By Michael F. Rellosa


EVEN the direst of situations can present a silver lining, or in this case, opportunities to improve the way things have always been done. This ongoing pandemic (and I do hope it ends soon) has hastened the digitization of the nonlife insurance sector. It has opened the eyes of the tradition-bound practitioners and alerted them to doing things faster, better, fairer, more efficiently and at far less cost. This encompasses almost the entire breadth of an insurer’s operations — from the product’s design and development, how it is underwritten, how it is distributed, how claims are adjudicated and processed, and how payments to (premiums) and from (claims) the company are made.


There are various examples I could use for each specific class of business, be it fire, marine, casualty or personal accident, but allow me to zero in on motor car insurance as this is by far the most numerous in terms of policy count and premiums (it accounts for more than half of the industry’s total premium volume).

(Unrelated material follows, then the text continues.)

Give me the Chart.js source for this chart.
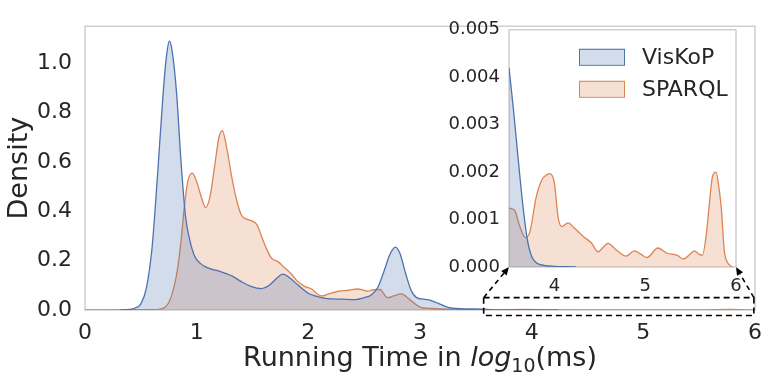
<!DOCTYPE html>
<html lang="en">
<head>
<meta charset="utf-8">
<title>Running time density</title>
<script src="https://cdn.jsdelivr.net/npm/chart.js@4.4.0/dist/chart.umd.min.js"></script>
<style>
    body { margin: 0; background: #fff; }
    #wrap { position: relative; width: 772px; height: 381px; }
    #mainChart { position: absolute; left: 0; top: 0; }
    #insetChart { position: absolute; left: 440px; top: 10px; }
</style>
</head>
<body>
<div id="wrap">
    <canvas id="mainChart" width="772" height="381"></canvas>
    <canvas id="insetChart" width="320" height="290"></canvas>
</div>

<script>
    // values
    var viskopX = [0.31, 0.40, 0.45, 0.50, 0.55, 0.60, 0.65, 0.70, 0.73, 0.756, 0.78, 0.82, 0.86, 0.90, 0.94, 0.98,
        1.03, 1.08, 1.14, 1.20, 1.26, 1.32, 1.40, 1.49, 1.58, 1.65, 1.72, 1.77, 1.82, 1.91, 2.00, 2.06, 2.14, 2.21,
        2.30, 2.42, 2.50, 2.56, 2.62, 2.68, 2.73, 2.78, 2.82, 2.87, 2.92, 2.97, 3.03, 3.10, 3.18, 3.25, 3.32, 3.40,
        3.50, 3.60, 3.70, 3.80, 4.24];
    var viskopY = [0, 0.002, 0.008, 0.025, 0.09, 0.25, 0.55, 0.88, 1.03, 1.09, 1.05, 0.88, 0.60, 0.38, 0.28, 0.22,
        0.19, 0.175, 0.165, 0.158, 0.148, 0.137, 0.115, 0.095, 0.087, 0.10, 0.13, 0.145, 0.135, 0.10, 0.068, 0.057, 0.048, 0.045,
        0.044, 0.042, 0.05, 0.06, 0.09, 0.16, 0.225, 0.255, 0.23, 0.15, 0.08, 0.05, 0.044, 0.038, 0.024, 0.011, 0.006, 0.004,
        0.0042, 0.0023, 0.0006, 0.0001, 0];

    var sparqlX = [0.00, 0.62, 0.68, 0.72, 0.76, 0.80, 0.83, 0.86, 0.89, 0.92, 0.96, 1.00, 1.04, 1.08, 1.12, 1.16,
        1.20, 1.23, 1.27, 1.31, 1.35, 1.40, 1.45, 1.50, 1.54, 1.58, 1.62, 1.67, 1.73, 1.79, 1.85, 1.90, 1.97, 2.03,
        2.08, 2.12, 2.18, 2.27, 2.36, 2.44, 2.50, 2.53, 2.58, 2.64, 2.71, 2.77, 2.83, 2.92, 3.00, 3.10, 3.30, 3.50,
        3.68, 3.95, 4.10, 4.50, 5.00, 5.50, 5.78, 5.95, 6.00];
    var sparqlY = [0, 0.001, 0.005, 0.012, 0.04, 0.10, 0.17, 0.28, 0.42, 0.52, 0.555, 0.52, 0.46, 0.415, 0.46, 0.58,
        0.70, 0.727, 0.655, 0.55, 0.46, 0.385, 0.368, 0.36, 0.345, 0.30, 0.254, 0.21, 0.195, 0.17, 0.145, 0.118, 0.095, 0.085,
        0.065, 0.057, 0.065, 0.076, 0.08, 0.085, 0.08, 0.076, 0.082, 0.083, 0.05, 0.058, 0.065, 0.038, 0.012, 0.006, 0.002, 0.0012,
        0.0006, 0.002, 0.0009, 0.0004, 0.0002, 0.0003, 0.002, 0, 0];

    // zoomed tail (inset)
    var insetViskopX = [3.50, 3.55, 3.60, 3.65, 3.70, 3.75, 3.80, 3.90, 4.00, 4.20, 4.24];
    var insetViskopY = [0.0042, 0.0033, 0.0023, 0.00135, 0.0006, 0.00022, 0.00009, 0.00003, 0.000015, 0.000003, 0];

    var insetSparqlX = [3.50, 3.56, 3.62, 3.68, 3.73, 3.80, 3.86, 3.92, 3.95, 4.00, 4.04, 4.08, 4.15, 4.22, 4.32, 4.41,
        4.48, 4.54, 4.59, 4.68, 4.79, 4.88, 4.95, 5.02, 5.14, 5.24, 5.35, 5.42, 5.50, 5.54, 5.60, 5.63, 5.67, 5.71,
        5.74, 5.78, 5.81, 5.84, 5.87, 5.90, 5.93, 5.96];
    var insetSparqlY = [0.00124, 0.0012, 0.00085, 0.00062, 0.00074, 0.00148, 0.00183, 0.00195, 0.00197, 0.00177, 0.00106, 0.00085,
        0.00093, 0.00082, 0.00064, 0.0005, 0.00032, 0.00042, 0.0005, 0.00036, 0.00023, 0.00034, 0.00027, 0.0002, 0.0004,
        0.00029, 0.00025, 0.00017, 0.00028, 0.00034, 0.00026, 0.00025, 0.00064, 0.0014, 0.0019, 0.002, 0.0017, 0.0012,
        0.00036, 0.00012, 0.00004, 0];

    var mainXTicks = [0, 1, 2, 3, 4, 5, 6];
    var mainYTicks = [0, 0.2, 0.4, 0.6, 0.8, 1.0];
    var insetXTicks = [4, 5, 6];
    var insetYTicks = [0, 0.001, 0.002, 0.003, 0.004, 0.005];

    var zoomBoxX = [3.57, 5.99];
    var zoomBoxY = [0.05, -0.022];

    var BLUE = '#4C72B0';
    var ORANGE = '#DD8452';
    var TEXT = '#262626';

    Chart.defaults.font.family = '"DejaVu Sans"';
    Chart.defaults.color = TEXT;

    function points(xs, ys) {
        return xs.map(function (x, i) {
            return { x: x, y: ys[i] };
        });
    }

    function kdeSet(label, xs, ys, colour, fill) {
        return {
            label: label,
            data: points(xs, ys),
            borderColor: colour,
            backgroundColor: fill,
            borderWidth: 1.3,
            fill: 'origin',
            pointRadius: 0,
            cubicInterpolationMode: 'monotone'
        };
    }

    // light grey box round the plotting area
    var frame = {
        id: 'frame',
        beforeDatasetsDraw: function (chart) {
            var a = chart.chartArea, c = chart.ctx;
            c.save();
            c.strokeStyle = '#c4c4c4';
            c.lineWidth = 1.2;
            c.strokeRect(a.left, a.top, a.right - a.left, a.bottom - a.top);
            c.restore();
        }
    };

    var insetLegend = {
        id: 'insetLegend',
        afterDraw: function (chart) {
            var a = chart.chartArea, c = chart.ctx;
            c.save();
            c.font = '22px "DejaVu Sans"';
            c.textBaseline = 'middle';
            c.textAlign = 'left';
            chart.data.datasets.forEach(function (ds, i) {
                var bx = a.right - 157, by = a.top + 19 + i * 32;
                c.fillStyle = ds.backgroundColor;
                c.fillRect(bx, by, 45, 16);
                c.strokeStyle = ds.borderColor;
                c.lineWidth = 1;
                c.strokeRect(bx + 0.5, by + 0.5, 45, 16);
                c.fillStyle = TEXT;
                c.fillText(ds.label, bx + 63, by + 9);
            });
            c.restore();
        }
    };

    var insetCtx = document.getElementById('insetChart').getContext('2d');
    var inset = new Chart(insetCtx, {
        type: 'line',
        data: {
            datasets: [
                kdeSet('VisKoP', insetViskopX, insetViskopY, BLUE, 'rgba(76,114,176,0.25)'),
                kdeSet('SPARQL', insetSparqlX, insetSparqlY, ORANGE, 'rgba(221,132,82,0.25)')
            ]
        },
        options: {
            responsive: false,
            animation: false,
            layout: { padding: { top: 19, right: 24, bottom: 0, left: 0 } },
            plugins: { legend: { display: false }, tooltip: { enabled: false } },
            scales: {
                x: {
                    type: 'linear', min: 3.5, max: 6,
                    grid: { display: false, drawTicks: false },
                    border: { display: false },
                    ticks: { padding: 9, font: { size: 18 }, callback: function (v) { return String(v); } },
                    afterBuildTicks: function (s) { s.ticks = insetXTicks.map(function (v) { return { value: v }; }); },
                    afterFit: function (s) { s.height = 33; }
                },
                y: {
                    min: 0, max: 0.005,
                    grid: { display: false, drawTicks: false },
                    border: { display: false },
                    ticks: { padding: 9, font: { size: 18 }, callback: function (v) { return v.toFixed(3); } },
                    afterBuildTicks: function (s) { s.ticks = insetYTicks.map(function (v) { return { value: v }; }); },
                    afterFit: function (s) { s.width = 69; }
                }
            }
        },
        plugins: [frame, insetLegend]
    });

    // x title with italic log and subscript 10
    var xTitle = {
        id: 'xTitle',
        afterDraw: function (chart) {
            var a = chart.chartArea, c = chart.ctx;
            var parts = [
                { t: 'Running Time in ', f: '27px "DejaVu Sans"', dy: 0 },
                { t: 'log', f: 'italic 27px "DejaVu Sans"', dy: 0 },
                { t: '10', f: '19px "DejaVu Sans"', dy: 6 },
                { t: '(ms)', f: '27px "DejaVu Sans"', dy: 0 }
            ];
            c.save();
            c.fillStyle = TEXT;
            c.textBaseline = 'alphabetic';
            c.textAlign = 'left';
            var total = 0;
            parts.forEach(function (p) { c.font = p.f; p.w = c.measureText(p.t).width; total += p.w; });
            var x = (a.left + a.right) / 2 - total / 2;
            var y = a.bottom + 56;
            parts.forEach(function (p) {
                c.font = p.f;
                c.fillText(p.t, x, y + p.dy);
                x += p.w;
            });
            c.restore();
        }
    };

    function arrow(c, x0, y0, x1, y1) {
        var ang = Math.atan2(y1 - y0, x1 - x0);
        var len = 8, hw = 3.5;
        var bx = x1 - len * Math.cos(ang), by = y1 - len * Math.sin(ang);
        c.setLineDash([5, 4]);
        c.beginPath();
        c.moveTo(x0, y0);
        c.lineTo(bx, by);
        c.stroke();
        c.setLineDash([]);
        c.beginPath();
        c.moveTo(x1, y1);
        c.lineTo(bx + hw * Math.sin(ang), by - hw * Math.cos(ang));
        c.lineTo(bx - hw * Math.sin(ang), by + hw * Math.cos(ang));
        c.closePath();
        c.fill();
    }

    // dashed zoom box and arrows to the inset corners
    var zoomMark = {
        id: 'zoomMark',
        afterDraw: function (chart) {
            var c = chart.ctx, xs = chart.scales.x, ys = chart.scales.y;
            var l = xs.getPixelForValue(zoomBoxX[0]), r = xs.getPixelForValue(zoomBoxX[1]);
            var t = ys.getPixelForValue(zoomBoxY[0]), b = ys.getPixelForValue(zoomBoxY[1]);
            var cv = document.getElementById('insetChart');
            var ia = inset.chartArea;
            var il = cv.offsetLeft + ia.left, ir = cv.offsetLeft + ia.right, ib = cv.offsetTop + ia.bottom;
            c.save();
            c.strokeStyle = '#000';
            c.fillStyle = '#000';
            c.lineWidth = 1.6;
            c.setLineDash([6, 4]);
            c.strokeRect(l, t, r - l, b - t);
            arrow(c, l, t, il, ib);
            arrow(c, r, t, ir, ib);
            c.restore();
        }
    };

    var ctx = document.getElementById('mainChart').getContext('2d');
    var chart = new Chart(ctx, {
        type: 'line',
        data: {
            datasets: [
                kdeSet('VisKoP', viskopX, viskopY, BLUE, 'rgba(76,114,176,0.25)'),
                kdeSet('SPARQL', sparqlX, sparqlY, ORANGE, 'rgba(221,132,82,0.25)')
            ]
        },
        options: {
            responsive: false,
            animation: false,
            layout: { padding: { top: 7, right: 10, bottom: 0, left: 0 } },
            plugins: { legend: { display: false }, tooltip: { enabled: false } },
            scales: {
                x: {
                    type: 'linear', min: 0, max: 6,
                    grid: { display: false, drawTicks: false },
                    border: { display: false },
                    ticks: { padding: 10, font: { size: 22 }, callback: function (v) { return String(v); } },
                    afterBuildTicks: function (s) { s.ticks = mainXTicks.map(function (v) { return { value: v }; }); },
                    afterFit: function (s) { s.height = 71; }
                },
                y: {
                    min: 0, max: 1.15,
                    grid: { display: false, drawTicks: false },
                    border: { display: false },
                    title: { display: true, text: 'Density', font: { size: 27 }, padding: { top: 4, bottom: 0 } },
                    ticks: { padding: 13, font: { size: 22 }, callback: function (v) { return v.toFixed(1); } },
                    afterBuildTicks: function (s) { s.ticks = mainYTicks.map(function (v) { return { value: v }; }); },
                    afterFit: function (s) { s.width = 85; }
                }
            }
        },
        plugins: [frame, xTitle, zoomMark]
    });
</script>
</body>
</html>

In the not too recent past all the way to current practice, motor coverages/policies have been bought on an annual basis. They were underwritten (or for the uninitiated, risk-assessed) based on the make, model, age, use and engine displacement of the vehicle. The current pandemic highlighted the issues that this traditional way of underwriting had all along. Due to the lockdown, people were stuck at home and did not have to use their cars to work, go to school, shop, entertain and worship. This brought on the realization that perhaps we did not need insurance on an annual basis. The problem is the current way of underwriting and pricing the product only allowed for an annual cover. There was no impetus to change. As the saying goes, “If it ain’t broke why fix it?” This then brought on the realization for the need of a “pay as you use” type of cover. This was already available in the more progressive countries such as the United States, the United Kingdom and Japan with other countries close on their heels. With the internet, information goes around at warp speed and you cannot keep people from learning about these new developments.

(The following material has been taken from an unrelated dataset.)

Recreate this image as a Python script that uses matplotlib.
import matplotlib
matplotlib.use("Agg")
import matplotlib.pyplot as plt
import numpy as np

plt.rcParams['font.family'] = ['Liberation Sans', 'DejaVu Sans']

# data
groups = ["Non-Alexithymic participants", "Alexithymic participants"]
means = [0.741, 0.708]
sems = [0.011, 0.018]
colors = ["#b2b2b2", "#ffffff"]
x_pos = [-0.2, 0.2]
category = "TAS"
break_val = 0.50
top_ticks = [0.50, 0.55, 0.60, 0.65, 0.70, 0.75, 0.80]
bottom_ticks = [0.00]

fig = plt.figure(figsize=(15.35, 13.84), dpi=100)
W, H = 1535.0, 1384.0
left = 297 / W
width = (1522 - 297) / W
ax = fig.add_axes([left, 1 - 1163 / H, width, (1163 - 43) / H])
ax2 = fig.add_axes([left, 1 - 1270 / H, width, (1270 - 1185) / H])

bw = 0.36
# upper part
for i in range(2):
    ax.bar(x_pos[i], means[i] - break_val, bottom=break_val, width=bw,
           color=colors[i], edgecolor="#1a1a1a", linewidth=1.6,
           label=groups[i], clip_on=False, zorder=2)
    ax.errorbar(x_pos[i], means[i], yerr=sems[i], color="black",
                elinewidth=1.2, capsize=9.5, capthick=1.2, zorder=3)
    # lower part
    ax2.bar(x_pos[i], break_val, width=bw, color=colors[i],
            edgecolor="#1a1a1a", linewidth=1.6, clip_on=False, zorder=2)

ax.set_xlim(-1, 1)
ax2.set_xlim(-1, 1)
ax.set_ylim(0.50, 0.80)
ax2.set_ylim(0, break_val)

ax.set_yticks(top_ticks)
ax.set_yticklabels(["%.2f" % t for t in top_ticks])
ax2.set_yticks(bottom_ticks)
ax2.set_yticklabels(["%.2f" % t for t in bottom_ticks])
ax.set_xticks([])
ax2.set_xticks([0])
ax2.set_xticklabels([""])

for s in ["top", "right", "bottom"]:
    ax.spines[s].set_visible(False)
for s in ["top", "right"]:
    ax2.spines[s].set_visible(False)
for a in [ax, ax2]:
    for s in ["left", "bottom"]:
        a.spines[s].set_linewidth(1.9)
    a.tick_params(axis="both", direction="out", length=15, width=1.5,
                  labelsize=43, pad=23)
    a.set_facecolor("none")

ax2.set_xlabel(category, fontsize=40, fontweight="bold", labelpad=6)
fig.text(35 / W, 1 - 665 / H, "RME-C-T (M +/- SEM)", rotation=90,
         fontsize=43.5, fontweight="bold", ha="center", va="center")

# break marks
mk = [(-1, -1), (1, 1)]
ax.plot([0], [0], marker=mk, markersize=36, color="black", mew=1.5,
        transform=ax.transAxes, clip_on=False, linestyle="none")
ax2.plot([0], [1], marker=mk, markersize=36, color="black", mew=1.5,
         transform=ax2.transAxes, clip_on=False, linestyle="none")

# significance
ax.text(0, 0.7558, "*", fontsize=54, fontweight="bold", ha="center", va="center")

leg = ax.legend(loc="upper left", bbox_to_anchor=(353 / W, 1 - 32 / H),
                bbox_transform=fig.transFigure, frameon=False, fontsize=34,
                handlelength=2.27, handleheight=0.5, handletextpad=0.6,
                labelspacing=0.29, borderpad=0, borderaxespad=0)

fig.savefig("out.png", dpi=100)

Earlier, I mentioned the basis of underwriting a motor risk, but this in itself needed a revamp. Why base it on the vehicle? Would it not be a better idea to base it on the driver (age, gender, education, profession), or better yet on the way the driver actually operates or uses the vehicle. Is he a jackrabbit accelerator, does he swerve through traffic, overspeed, brakes unevenly or suddenly, or uses roads where there is a high volume of traffic or where a statistically higher number of road accidents occur? These are better and more accurate determinants of the safe usage of a vehicle and it likewise allows one to determine when or where the vehicle is being used. On top of that it allows the insurer to price and charge the coverage on a pay-as-you-use basis!


The technology is already here to make this happen. There is an iteration where a contraption akin to an airplane’s black box is plugged on to the electronics of your car. However, the gadget did cost an amount and, in most cases, voided the warranty of brand-new vehicles. There is another iteration which did not require a gadget to be plugged into your vehicle but just required you to download an app for free into your mobile phones which you had to keep on and on you while you drove. OK, call it creepy as it shared information of your driving habits, places you frequented, present location with the insurer, but on the other hand it affords a whole new way of being insured, not to mention the other positives like security, fleet management, rewards points, safe driving incentives and a host of others.


The timing to introduce this is also right as our insurance regulators have their thumbs to the insuring public’s pulse and have introduced a sandbox regulatory approach to these novel products or ways of doing things. This would mean less stringent (read faster) ways of approving things with the insuring public and, if I may say so, the insurers themselves as both winners in the end.